Seventh-day Adventists have been known to differ and even argue over some of
Ellen White's counsel. That situation is especially true of those statements
that seem so straightforward and clear. One such statement appears in volume 3
of the Testmonies: "Parents should be the only teachers of
their children until they have reached eight or ten years of age" (p. 137;
italics supplied).
That passage is an excellent candidate for inflexible interpretation. After
all, it is quite categorical. It offers no conditions and hints at no
exceptions. Containing no "ifs," "ands," "ors," or
"buts" to modify its impact, it just plainly states as fact that "parents
should be the only teachers of their children until they have reached
eight or ten years of age." Mrs. White first published the statement in
1872. The fact that it reappeared in her writings in 1882 and 1913 undoubtedly
had the effect of strengthening what appears to be its unconditional nature.
Interestingly enough, however, a struggle over that statement has provided
us with perhaps the very best record we possess of how Mrs. White interpreted
her own writings.
The Adventists living near the St. Helena Sanitarium in northern California
had built a church school in 1902. The older children attended it, while some
careless Adventist parents let their younger children run freely in the
neighborhood without proper training and discipline. Some of the school board
members believed that they should build a classroom for the younger children,
but others held that it would be wrong to do so, because Ellen White had plainly
stated that "parents should be the only teachers of their children
until they have reached eight or ten years of age."
One faction on the board apparently felt that it was more important to give
some help to the neglected children than to hold to the letter of the law. The
other faction believed that it had an inflexible command, some "straight
testimony" that it must obey. To put it mildly, the issue split the school
board. An interview with Mrs. White was arranged.
Early in the interview Mrs. White reaffirmed her position that the family
should ideally be the school for young children. "The home," she said,
"is both a family church and a family school" (Selected Messages,
book 3, p. 214). That is the ideal that one finds throughout her writings. The
institutional church and school are there to supplement the work of a healthy
family. That is the ideal.
But, as we discovered in the previous section, the ideal is not always the
real. Or, to say it in other words, reality is often less than ideal. Thus Ellen
White continued in the interview: "Mothers should be able to
instruct their little ones wisely during the earlier years of childhood. If
every mother were capable of doing this, and would take time to teach
her children the lessons they should learn in early life, then all
children could be kept in the home school until they are eight, or nine, or ten
years old" (ibid., pp. 214, 215; italics supplied).

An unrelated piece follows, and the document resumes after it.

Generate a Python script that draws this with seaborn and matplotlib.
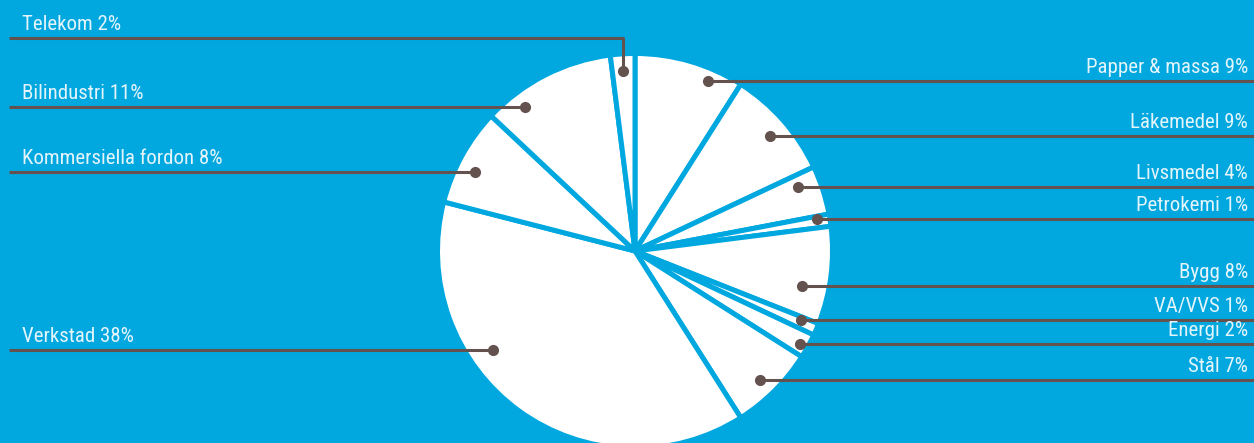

Here we begin to find Mrs. White dealing with a reality that modifies the
categorical and unconditional nature of her statement on parents being the only
teachers of their children until 8 or 10 years of age. The ideal is that mothers
"should" be able to function as the best teachers. But realism
intrudes when Ellen White uses such words as "if" and "then."
She definitely implies that not all mothers are capable and that not all are
willing. But "if" they are both capable and willing, "then all
children could be kept in the home school."
During the interview she remarked that "God desires us to deal with
these problems sensibly" (ibid., p. 215). Ellen White became quite stirred
up with those readers who took an inflexible attitude toward her writings and
sought to follow the letter of her message while missing the underlying
principles. She evidenced disapproval of both the words and attitudes of her
rigid interpreters when she declared: "My mind has been greatly stirred
in regard to the idea, 'Why, Sister White has said so and so, and Sister White
has said so and so; and therefore we are going right up to it.' " She
then added that "God wants us all to have common sense, and He wants us
to reason from common sense. Circumstances alter conditions. Circumstances
change the relation of things" (ibid., p. 217; italics supplied).
Ellen White was anything but inflexible in interpreting her own writings,
and it is a point of the first magnitude that we realize that fact. She had no
doubt that the mindless use of her ideas could be harmful. Thus it is little
wonder that she said that "God wants us all to have common sense" in
using extracts from her writings, even when she phrased those extracts in the
strongest and most unconditional language.